A lot of organizations still treat DNS as a plain name resolution service. In real production environments, the DNS layer directly drives where traffic terminates, which region takes over in a disaster scenario, and how fast clients recover. When teams talk about load balancers, reverse proxies, and service mesh but leave DNS design in the background, they’re usually neglecting the very first decision layer of the architecture.

Why is DNS an architectural decision layer?
In enterprise networks, the user or application almost always reaches the system first through a domain name.
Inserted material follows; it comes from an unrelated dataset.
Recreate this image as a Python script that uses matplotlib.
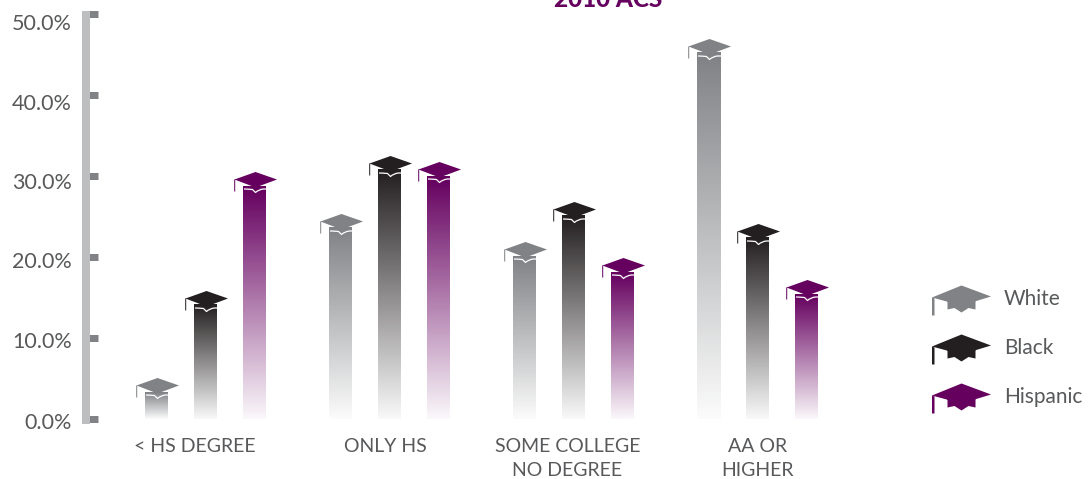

That’s why the answers to the following questions get decided at the DNS layer:
- Which data center or region should the traffic go to?
- Which service endpoints should take priority?
- How long should each record stay cached?
- During an outage, how quickly can clients pivot to the new target?
Each of these maps directly to availability, performance, and operational control.
The most common bad design
In setups where records are defined manually and TTL values are picked at random, the DNS layer slowly turns into invisible technical debt. Especially in ERP, integration services, and enterprise API publishing, these mistakes get expensive:
- Publishing the same service under different naming schemes across environments
- Designing failover logic only at the load balancer level
- Decoupling health checks from the lifecycle of DNS records
- Falling back to old endpoints during a disaster because TTLs were too long
The setup looks quiet while it works, but during an incident it stretches recovery time for no good reason.
How do you build a solid routing model?
At enterprise scale, a practical model usually has four pieces:
- Consistent naming: service, environment, region, and access type all defined under the same pattern.
- Health signal: whether endpoints actually respond is monitored centrally.
- Policy layer: priority, weight, geo, or failover rules are explicit.
- Low-friction change flow: DNS changes stop being manual operations sitting on a ticket.
Without this model, DNS becomes a registry where every team uses its own method.
Where does DNS get more critical?
DNS design should be treated as a first-class architectural component especially in environments like:
- Setups with multiple data centers or cloud regions
- Topologies where ERP and enterprise integration services pass through different access layers
- Network segments where internal and external clients need different routing policies
- Services where traffic must be moved in a controlled way during planned maintenance
In these situations, DNS becomes a change management tool, not just a service availability mechanism.
How should health checks tie into DNS?
The classic mistake here is monitoring health check data in a separate system and never wiring it back into the DNS layer. If records are unaware of health, routing decisions stay static. A good design ensures:
- The health signal is meaningful at the application level, not just the port
- “TCP is open” is not treated as enough proof of life
- The operations team can observe regional priority changes
- Every record change leaves an audit trail
That way DNS decisions are fed by data and remain operationally observable.
Do internal services need split-horizon DNS?
In enterprise networks, the same service often has to resolve to different targets for internal and external clients. Split-horizon DNS is useful here, but applied loosely it makes debugging painful. So:
- Ownership of internal and external records should be clearly defined
- Documentation should track the different resolutions for the same service name
- Observability should make it possible to see which client is receiving which resolution
Otherwise, “works for me, doesn’t work for you” issues become structural.
Conclusion
DNS-based service routing in enterprise networks is an invisible but critical control plane. Designed properly, it does much more than resolve names — it simplifies maintenance windows, accelerates recovery during disaster scenarios, and centralizes service publishing policy. For teams that want to make the very first decision in their network architecture more deliberately, this is exactly where to start.